0

I am trying to parse an XML file with several namespaces. I already have a function which produces namespace map – a dictionary with namespace prefixes and namespace identifiers (example in the code). However, when I pass this dictionary to the findall() method, it works only with the first namespace but does not return anything if an element on XML path is in another namespace.

(It works only in case of the first namespace which has None as its prefix.)

Here is a code sample:

import xml.etree.ElementTree as ET

file - '.\folder\example_file.xml' # path to the file
xml_path = './DataArea/Order/Item/Price' # XML path to the element node

tree = ET.parse(file)
root = tree.getroot()
nsmap = dict([node for _, node in ET.iterparse(exp_file, events=['start-ns'])])
# This produces a dictionary with namespace prefixes and identifiers, e.g.
# {'': 'http://firstnamespace.example.com/', 'foo': 'http://secondnamespace.example.com/', etc.}
for elem in root.findall(xml_path, nsmap):
    # Do something

EDIT: On the mzjn's suggestion, I'm including sample XML file:

<?xml version="1.0" encoding="utf-8"?>
<SampleOrder xmlns="http://firstnamespace.example.com/" xmlns:foo="http://secondnamespace.example.com/" xmlns:bar="http://thirdnamespace.example.com/" xmlns:sta="http://fourthnamespace.example.com/" languageCode="en-US" releaseID="1.0" systemEnvironmentCode="PROD" versionID="1.0">
    <ApplicationArea>
        <Sender>
            <SenderCode>4457</SenderCode>
        </Sender>
    </ApplicationArea>
    <DataArea>
        <Order>
            <foo:Item>
                <foo:Price>
                    <foo:AmountPerUnit currencyID="USD">58000.000000</foo:AmountPerUnit>
                    <foo:TotalAmount currencyID="USD">58000.000000</foo:TotalAmount>
                </foo:Price>
                <foo:Description>
                    <foo:ItemCode>259601</foo:ItemCode>
                    <foo:ItemName>PORTAL GUN 6UBC BLUE</foo:ItemName>
                </foo:Description>
            </foo:Item>
            <bar:Supplier>
                <bar:SupplierID>4474</bar:SupplierID>
                <bar:SupplierName>APERTURE SCIENCE, INC</bar:SupplierName>
            </bar:Supplier>
            <sta:DeliveryLocation>
                <sta:RecipientID>103</sta:RecipientID>
                <sta:RecipientName>WARHOUSE 664</sta:RecipientName>
            </sta:DeliveryLocation>
        </Order>
    </DataArea>
</SampleOrder>
Myklebost
  • 59
  • 8
  • When searching for elements in namespaces, one option is to use a wildcard.
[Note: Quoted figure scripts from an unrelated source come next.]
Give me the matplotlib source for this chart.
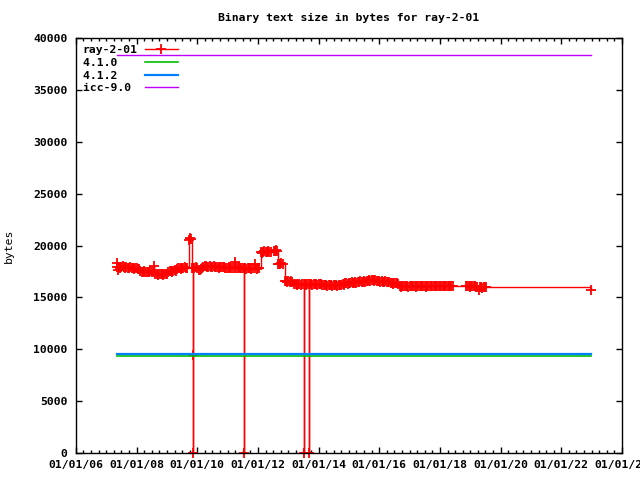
import matplotlib
matplotlib.use("Agg")
import matplotlib.pyplot as plt
import matplotlib.dates as mdates
import pandas as pd

# ray-2-01 binary text size (bytes)
ray_dates = [
    "2007-05-05", "2007-05-12", "2007-05-20", "2007-06-01", "2007-06-15", "2007-07-01", "2007-07-15",
    "2007-08-01", "2007-08-15", "2007-09-01", "2007-09-15", "2007-10-01", "2007-10-15", "2007-11-01",
    "2007-11-15", "2007-12-01", "2007-12-15", "2008-01-01", "2008-01-15", "2008-02-01", "2008-02-15",
    "2008-03-01", "2008-03-15", "2008-04-01", "2008-04-15", "2008-05-01", "2008-05-15", "2008-06-01",
    "2008-06-15", "2008-07-01", "2008-07-25", "2008-08-01", "2008-08-15", "2008-09-01", "2008-09-15",
    "2008-10-01", "2008-10-15", "2008-11-01", "2008-11-15", "2008-12-01", "2008-12-15", "2009-01-01",
    "2009-01-15", "2009-02-01", "2009-02-15", "2009-03-01", "2009-03-15", "2009-04-01", "2009-04-15",
    "2009-05-01", "2009-05-15", "2009-06-01", "2009-06-15", "2009-07-01", "2009-07-15", "2009-08-01",
    "2009-08-15", "2009-09-01", "2009-09-20", "2009-10-01", "2009-10-15", "2009-10-28", "2009-11-06",
    "2009-11-08", "2009-11-12", "2009-11-25", "2009-12-10", "2010-01-01", "2010-01-15", "2010-02-01",
    "2010-02-15", "2010-03-01", "2010-03-15", "2010-04-01", "2010-04-15", "2010-05-01", "2010-05-15",
    "2010-06-01", "2010-06-15", "2010-07-01", "2010-07-15", "2010-08-01", "2010-08-15", "2010-09-01",
    "2010-09-15", "2010-10-01", "2010-10-15", "2010-11-01", "2010-11-15", "2010-12-01", "2010-12-15",
    "2011-01-01", "2011-01-15", "2011-02-01", "2011-02-15", "2011-03-01", "2011-03-25", "2011-04-01",
    "2011-04-15", "2011-05-01", "2011-05-15", "2011-06-01", "2011-06-15", "2011-07-01", "2011-07-15",
    "2011-07-20", "2011-08-01", "2011-08-15", "2011-09-01", "2011-09-15", "2011-10-01", "2011-10-15",
    "2011-11-01", "2011-11-25", "2011-12-01", "2011-12-15", "2012-01-01", "2012-01-15", "2012-02-10",
    "2012-02-20", "2012-03-01", "2012-03-15", "2012-04-01", "2012-04-15", "2012-05-01", "2012-05-15",
    "2012-06-01", "2012-07-10", "2012-07-20", "2012-08-01", "2012-08-15", "2012-08-28", "2012-09-10",
    "2012-09-25", "2012-10-10", "2012-10-25", "2012-11-18", "2012-12-01", "2012-12-15", "2013-01-01",
    "2013-01-15", "2013-02-01", "2013-02-15", "2013-03-15", "2013-04-01", "2013-04-15", "2013-05-01",
    "2013-05-15", "2013-06-01", "2013-06-15", "2013-07-05", "2013-07-10", "2013-07-20", "2013-08-01",
    "2013-08-15", "2013-09-05", "2013-09-10", "2013-09-20", "2013-10-01", "2013-10-15", "2013-11-01",
    "2013-11-15", "2013-12-01", "2013-12-15", "2014-01-01", "2014-01-15", "2014-02-01", "2014-02-15",
    "2014-03-01", "2014-03-15", "2014-04-01", "2014-04-15", "2014-05-01", "2014-05-15", "2014-06-01",
    "2014-06-15", "2014-07-01", "2014-07-15", "2014-08-01", "2014-08-15", "2014-09-01", "2014-09-15",
    "2014-10-01", "2014-10-15", "2014-11-01", "2014-11-15", "2014-12-01", "2014-12-15", "2015-01-01",
    "2015-01-15", "2015-02-01", "2015-02-15", "2015-03-01", "2015-03-15", "2015-04-01", "2015-04-15",
    "2015-05-01", "2015-05-15", "2015-06-01", "2015-06-15", "2015-07-01", "2015-07-15", "2015-08-01",
    "2015-08-15", "2015-09-01", "2015-09-15", "2015-10-01", "2015-10-15", "2015-11-01", "2015-11-15",
    "2015-12-01", "2015-12-15", "2016-01-01", "2016-01-15", "2016-02-01", "2016-02-15", "2016-03-01",
    "2016-03-15", "2016-04-01", "2016-04-15", "2016-05-01", "2016-05-20", "2016-06-01", "2016-06-15",
    "2016-07-01", "2016-07-15", "2016-08-01", "2016-08-15", "2016-09-01", "2016-09-15", "2016-10-01",
    "2016-10-15", "2016-11-01", "2016-11-15", "2016-12-01", "2016-12-15", "2017-01-01", "2017-01-15",
    "2017-02-01", "2017-02-15", "2017-03-01", "2017-03-15", "2017-04-01", "2017-04-15", "2017-05-01",
    "2017-05-15", "2017-06-01", "2017-06-15", "2017-07-01", "2017-07-15", "2017-08-01", "2017-08-15",
    "2017-09-01", "2017-09-15", "2017-10-01", "2017-10-15", "2017-11-01", "2017-11-15", "2017-12-01",
    "2017-12-15", "2018-01-01", "2018-01-15", "2018-02-01", "2018-02-15", "2018-03-01", "2018-03-15",
    "2018-04-01", "2018-04-15", "2018-05-01", "2018-05-15", "2018-06-01", "2018-11-10", "2018-11-25",
    "2018-12-10", "2018-12-25", "2019-01-10", "2019-01-25", "2019-02-10", "2019-02-25", "2019-03-10",
    "2019-03-25", "2019-04-10", "2019-04-25", "2019-05-10", "2019-05-25", "2019-06-10", "2019-06-25",
    "2019-07-10", "2022-12-20",
]
ray_bytes = [
    17900, 18300, 17600, 17900, 17800, 17900, 18000,
    17900, 17800, 17900, 17800, 17800, 17900, 17800,
    17800, 17700, 17800, 17800, 17700, 17700, 17500,
    17400, 17400, 17500, 17400, 17400, 17400, 17400,
    17500, 17400, 18000, 17400, 17300, 17300, 17200,
    17300, 17300, 17300, 17200, 17300, 17300, 17300,
    17400, 17500, 17500, 17400, 17500, 17600, 17500,
    17700, 17800, 17800, 17700, 17800, 17800, 17900,
    17800, 17800, 20500, 20700, 20600, 17800, 9450,
    0, 17800, 17800, 17900, 17800, 17600, 17600,
    17700, 17800, 17900, 18000, 18000, 17900, 17900,
    18000, 17900, 17900, 18000, 17900, 17900, 17900,
    17800, 17900, 17900, 17900, 17900, 17800, 17800,
    17800, 17900, 17800, 17800, 17800, 18400, 17800,
    17800, 17800, 17900, 17800, 17800, 17800, 0,
    17800, 17800, 17700, 17800, 17800, 17800, 17700,
    17800, 18200, 17800, 17700, 17800, 17800, 19400,
    19300, 19400, 19500, 19400, 19400, 19500, 19400,
    19400, 19500, 19500, 19600, 19500, 18200, 18200,
    18200, 18300, 18200, 16600, 16600, 16500, 16600,
    16500, 16600, 16500, 16300, 16300, 16200, 16300,
    16300, 16200, 16300, 0, 16300, 16300, 16200,
    16300, 0, 16300, 16300, 16300, 16200, 16300,
    16300, 16300, 16200, 16300, 16300, 16300, 16200,
    16200, 16200, 16200, 16100, 16200, 16200, 16200,
    16100, 16200, 16200, 16200, 16100, 16200, 16200,
    16200, 16300, 16200, 16400, 16400, 16300, 16400,
    16400, 16500, 16400, 16400, 16500, 16400, 16500,
    16500, 16600, 16500, 16500, 16600, 16500, 16600,
    16600, 16700, 16600, 16700, 16700, 16600, 16700,
    16600, 16600, 16600, 16500, 16600, 16500, 16500,
    16600, 16500, 16500, 16500, 16400, 16400, 16300,
    16400, 16400, 16400, 16300, 16100, 16000, 16100,
    16100, 16100, 16100, 16100, 16000, 16100, 16100,
    16100, 16100, 16100, 16000, 16100, 16100, 16100,
    16100, 16100, 16100, 16100, 16000, 16100, 16100,
    16100, 16100, 16100, 16100, 16100, 16100, 16100,
    16100, 16100, 16100, 16100, 16100, 16100, 16100,
    16100, 16100, 16100, 16100, 16100, 16100, 16100,
    16100, 16000, 16100, 16100, 16100, 16100, 16000,
    16000, 15700, 16000, 16000, 15900, 16000, 16000,
    16000, 15700,
]

# reference compilers: constant sizes over the same span
ref_dates = ["2007-05-05", "2022-12-20"]
gcc410_bytes = [9380, 9380]
gcc412_bytes = [9500, 9500]
icc90_bytes = [38400, 38400]

plt.rcParams["font.family"] = "DejaVu Sans Mono"
plt.rcParams["font.weight"] = "bold"
plt.rcParams["font.size"] = 8.2

fig = plt.figure(figsize=(6.4, 4.8), dpi=100)
ax = fig.add_axes([76 / 640, 27 / 480, 546 / 640, 415 / 480])

x = pd.to_datetime(ray_dates)
xr = pd.to_datetime(ref_dates)

ax.plot(x, ray_bytes, color="#ff0000", lw=1, drawstyle="steps-post",
        marker="+", ms=7, mew=1.3, label="ray-2-01", clip_on=False, zorder=2)
ax.plot(xr, gcc410_bytes, color="#00c000", lw=1.2, label="4.1.0".ljust(8), zorder=3)
ax.plot(xr, gcc412_bytes, color="#0080ff", lw=1.6, label="4.1.2".ljust(8), zorder=3)
ax.plot(xr, icc90_bytes, color="#c000ff", lw=1, label="icc-9.0".ljust(8), zorder=3)

ax.set_xlim(pd.Timestamp("2006-01-01"), pd.Timestamp("2024-01-01"))
ax.set_ylim(0, 40000)
ax.set_yticks(range(0, 40001, 5000))
ax.xaxis.set_major_locator(mdates.YearLocator(2))
ax.xaxis.set_minor_locator(mdates.MonthLocator(bymonth=[1, 4, 7, 10]))
ax.xaxis.set_major_formatter(mdates.DateFormatter("%m/%d/%y"))

ax.tick_params(which="both", direction="in", top=True, right=True, color="black", width=1)
ax.tick_params(which="major", length=4.5)
ax.tick_params(which="minor", length=2.5)
ax.tick_params(axis="x", pad=5)
ax.tick_params(axis="y", pad=6)
for s in ax.spines.values():
    s.set_linewidth(1)
    s.set_zorder(4)

ax.set_ylabel("bytes")
ax.yaxis.set_label_coords(-0.113, 0.5)
fig.text(349 / 640, 1 - 18 / 480, "Binary text size in bytes for ray-2-01",
         ha="center", va="center")

ax.legend(loc="upper left", bbox_to_anchor=(0.0, 1.0), frameon=False, markerfirst=False,
          handlelength=2.9, handletextpad=0.6, labelspacing=0.25, borderpad=0.4,
          borderaxespad=0.2)

fig.savefig("out.png", dpi=100)
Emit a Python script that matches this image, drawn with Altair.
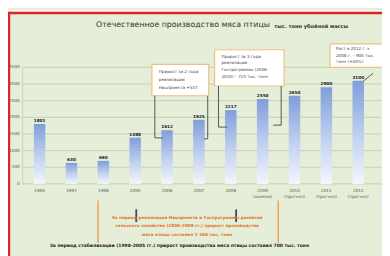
import altair as alt
import pandas as pd

# ---- data ----
years = ["1990", "1997", "1998", "2005", "2006", "2007", "2008",
         "2009|(оценка)", "2010|(прогноз)", "2011|(прогноз)", "2012|(прогноз)"]
values = [1801, 630, 690, 1388, 1612, 1925, 2217, 2550, 2650, 2900, 3100]
y_ticks = [0, 500, 1000, 1500, 2000, 2500, 3000, 3500]

title_main = "Отечественное производство  мяса птицы"
title_unit = "тыс. тонн убойной массы"
box1_text = "Прирост за 2 года\nреализации\nНацпроекта +537"
box2_text = "Прирост за 3 года\nреализации\nГоспрограммы (2008-\n2010) – 725 тыс. тонн"
box3_text = "Рост в 2012 г. к\n2008 г. – 900 тыс.\nтонн (+40%)"
orange_text = ("За период реализации Нацпроекта и Госпрограммы развития\n"
               "сельского хозяйства (2006-2009 гг.) прирост производства\n"
               "мяса птицы составил 1 160 тыс. тонн")
bottom_text = ("За период стабилизации (1998-2005 гг.) прирост производства мяса птицы составил 700 тыс. тонн")

df = pd.DataFrame({"year": years, "value": values,
                   "label": [str(v) for v in values]})
ticks_df = pd.DataFrame({"value": y_ticks, "tl": [str(t) for t in y_ticks]})

# ---- layout ----
L, T, W, H = 16, 58, 358, 119
R = 382 - L - W
B = 248 - T - H
OX, OY = 8 + L, 8 + T  # page position of plot origin

BG = "#e5eed8"
FONT = "DejaVu Sans"
one = pd.DataFrame({"k": [0]})


def X(px):
    return alt.value(px - OX)


def Y(py):
    return alt.value(py - OY)


def seg(x1, y1, x2, y2, color="#555555", w=1.0):
    return alt.Chart(one).mark_rule(color=color, strokeWidth=w).encode(
        x=X(x1), y=Y(y1), x2=X(x2), y2=Y(y2))


def rect(x1, y1, x2, y2, fill, stroke=None, sw=0):
    kw = dict(fill=fill)
    if stroke:
        kw.update(stroke=stroke, strokeWidth=sw)
    return alt.Chart(one).mark_rect(**kw).encode(
        x=X(x1), x2=X(x2), y=Y(y1), y2=Y(y2))


def txt(x, y, s, size, color="#333333", align="left", weight="normal", lh=None):
    kw = dict(text=s, lineBreak="\n", align=align, baseline="middle",
              fontSize=size, color=color, font=FONT, fontWeight=weight)
    if lh:
        kw["lineHeight"] = lh
    return alt.Chart(one).mark_text(**kw).encode(x=X(x), y=Y(y))


grad = alt.Gradient(
    gradient="linear",
    stops=[alt.GradientStop(color="#7f9edb", offset=0),
           alt.GradientStop(color="#c3d2f0", offset=0.55),
           alt.GradientStop(color="#f3f6fc", offset=1)],
    x1=0, x2=0, y1=0, y2=1)

yscale = alt.Scale(domain=[0, 3500], nice=False)

xenc = alt.X("year:N", sort=None,
             scale=alt.Scale(paddingInner=0.64, paddingOuter=0.32),
             axis=alt.Axis(title=None, labelAngle=0,
                           labelExpr="split(datum.label, '|')",
                           labelFontSize=4.3, labelColor="#555555",
                           labelFont=FONT, labelLineHeight=6,
                           ticks=False, domain=False, labelPadding=5,
                           grid=False))

grid = alt.Chart(ticks_df).mark_rule(color="#bccb9f", strokeWidth=0.8).encode(
    y=alt.Y("value:Q", scale=yscale, axis=None),
    x=alt.value(-1), x2=alt.value(W + R))
vline = seg(OX - 1, OY, OX - 1, OY + H, "#c4d2a8", 0.8)
ylabels = alt.Chart(ticks_df).mark_text(
    align="right", baseline="middle", fontSize=4.3, color="#555555",
    font=FONT).encode(y=alt.Y("value:Q", scale=yscale, axis=None),
                      x=alt.value(-4), text="tl:N")

bars = alt.Chart(df).mark_bar(color=grad).encode(
    x=xenc, y=alt.Y("value:Q", scale=yscale, axis=None))
labels = alt.Chart(df).mark_text(dy=-3, fontSize=4.3, fontWeight="bold",
                                 color="#222233", font=FONT).encode(
    x=alt.X("year:N", sort=None),
    y=alt.Y("value:Q", scale=yscale, axis=None), text="label:N")

layers = [
    # frame
    rect(8, 8, 400, 9.3, "white"),
    seg(8, 10.5, 400, 10.5, "#e02424", 2.5),
    seg(9, 9.3, 9, 260, "#e02424", 2.5),
    # title
    txt(98, 23, title_main, 8, "#333333"),
    txt(280, 24, title_unit, 5.2, "#333333", weight="bold"),
    grid, vline, ylabels,
    bars, labels,
    # annotation boxes
    rect(155, 63, 213, 95, "white", "#f0c080", 1.2),
    txt(162, 71, box1_text, 4.2, "#444444", lh=8),
    rect(219, 48, 290, 85, "white", "#f0c080", 1.2),
    txt(226, 55, box2_text, 4.2, "#444444", lh=7),
    rect(337, 42, 400, 66, "white", "#f0c080", 1.2),
    txt(343, 47, box3_text, 4.2, "#444444", lh=7),
    # connectors
    seg(158, 95, 158, 138), seg(158, 138, 166, 138),
    seg(212, 95, 212, 139), seg(212, 139, 208, 139),
    seg(223, 85, 223, 127), seg(223, 127, 232, 127),
    seg(287, 85, 287, 125), seg(287, 125, 279, 125),
    seg(381, 72, 371, 80),
    # bottom annotations
    seg(100, 202, 100, 245, "#f0a050", 1.5),
    seg(284, 202, 284, 245, "#f0a050", 1.5),
    seg(139, 211, 139, 224, "#444455", 1.8),
    seg(241, 211, 241, 224, "#444455", 1.8),
    txt(191, 220, orange_text, 4.3, "#e8702a", align="center", weight="bold", lh=8.5),
    txt(183, 248, bottom_text, 4.6, "#222222", align="center", weight="bold"),
]

chart = alt.layer(*layers).properties(
    width=W, height=H,
    autosize=alt.AutoSizeParams(type="none"),
    padding={"left": L, "top": T, "right": R, "bottom": B},
    background=BG,
).configure_view(strokeWidth=0)

chart.save("out.html", embed_options={"renderer": "svg", "actions": False})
Examples: https://stackoverflow.com/a/61154644/407651, https://stackoverflow.com/a/62117710/407651 – mzjn Jan 19 '22 at 11:25
  • @mzjn Solution you proposed works quite well for most cases, thank you. I edited to question to reflect that. – Myklebost Jan 19 '22 at 15:00

2 Answers2

1

Based on Jan Jaap Meijerink's answer and mzjn's comments under the question, the solution is to insert namespace prefixed in the XML path. This can be done by inserting a wildcard {*} as mzjn's comment and this answer (https://stackoverflow.com/a/62117710/407651) suggest.

To document the solution, you can add this simple operation to your code:

xml_path = './DataArea/Order/Item/Price/TotalAmount'
xml_path_splitted_to_list = xml_path.split('/')
xml_path_with_wildcard_prefix = '/{*}'.join(xml_path_splitted_to_list)

In case there are two or more nodes with the same XML path but different namespaces, findall() method (quite naturally) accesses all of those element nodes.

Myklebost
  • 59
  • 8
0

You should specify the namespaces in your xml_path, for example: ./foo:DataArea/Order/Item/bar:Price. The reason it works with the empty namespace is because it is the default, you don't have to specify that one in your path.